Have a read of this:
http://enterprise.linux.com/article....33253&from=rss
The 'Searching, browsing, and exporting records' bit should be particularly interesting.

Dave

it still wont work... :(...any other ideas

just one way

Code:

sed -n "/YES_CHICK/,/YES_HUMAN/{/YES_*/!p}" yourfile

sorry, i forgot to say my sed is GNU based.

The code by Ghostdog doesn't work with me in bash. I admit, I don't understand the code either otherwise I would have tried to fix it.

In these cases, I think awk is your friend. I really pays off to grab the concept of awk. Once you do it only takes a few minutes to create a script for this kind of processing. Awk was written for this purpose. :) Writing this post took me longer than writing the script.

This is the script:

Code:

BEGIN {

        pflag=0

}



{

        if ($0 ~ /YES_/){

                pflag=0

        }



        if ($0 == flavour) {

                pflag=1

        }





        if (pflag == 1 && $0 !~ flavour ){

                print $0

        }

}

With this input file

Code:

YES_CHICKEN

1. chicken chicken

2. chicken chicken

3. chicken chicken

4. chicken chicken

YES_HUMAN

1. human human

2. human human

3. human human

4. human human

YES_BIRD

1. bird bird

2. bird bird

3. bird bird

4. bird bird

yesfile is the input file containing your data strings. yes.awk is the awk script file.

it gives this output:

donald_pc:/tmp$ cat yesfile | awk -v flavour=YES_ -f yes.awk

donald_pc:/tmp$ cat yesfile | awk -v flavour=YES_m -f yes.awk

donald_pc:/tmp$ cat yesfile | awk -v flavour=YES_BIRD -f yes.awk
1. bird bird
2. bird bird
3. bird bird
4. bird bird

donald_pc:/tmp$ cat yesfile | awk -v flavour=YES_CHICKEN -f yes.awk
1. chicken chicken
2. chicken chicken
3. chicken chicken
4. chicken chicken

donald_pc:/tmp$

If you want the query string to show up before the data lines, change
if (pflag == 1 && $0 !~ flavour ){
in
if (pflag == 1){

On the command line, "-v flavour" passes a command line parameter to the awk script.

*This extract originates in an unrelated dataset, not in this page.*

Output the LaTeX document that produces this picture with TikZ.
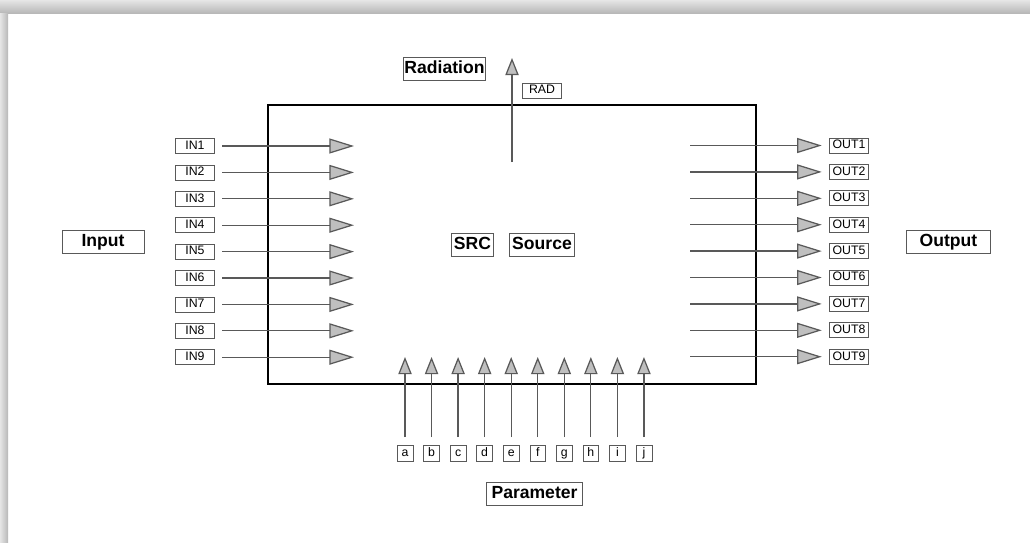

I know that there are awk gurus who can do this much more elegantly, and put it all on one line. This script is readable though :D

Let me know if this works for you

jlinkels

Thankyou all :)...that was very nice of u..

The code did work for the input file that i gave...

BUT there is one more hurdle...

the original data file is

Code:

>YES_CHICKEN

1. chicken chicken

2. chicken chicken

3. chicken chicken

4. chicken chicken

>YES_HUMAN

1. human human

2. human human

3. human human

4. human human

>YES_BIRD

1. bird bird

2. bird bird

3. bird bird

4. bird bird

and the code that jlinkels gave did not work with this data file...
so i tried to modify the code and did this

Code:

BEGIN {

        pflag=0

}



{

        if ($0 ~ />YES_/){

                pflag=0

        }



        if ($0 == flavour) {

                pflag=1

        }





        if (pflag == 1 && $0 !~ flavour ){

                print $0

        }

}

and for the output i typed this...

Code:

cat yesfile | awk -v flavour=>YES_BIRD -f yes.awk

BUT it wont work for the new data file...please help!!!!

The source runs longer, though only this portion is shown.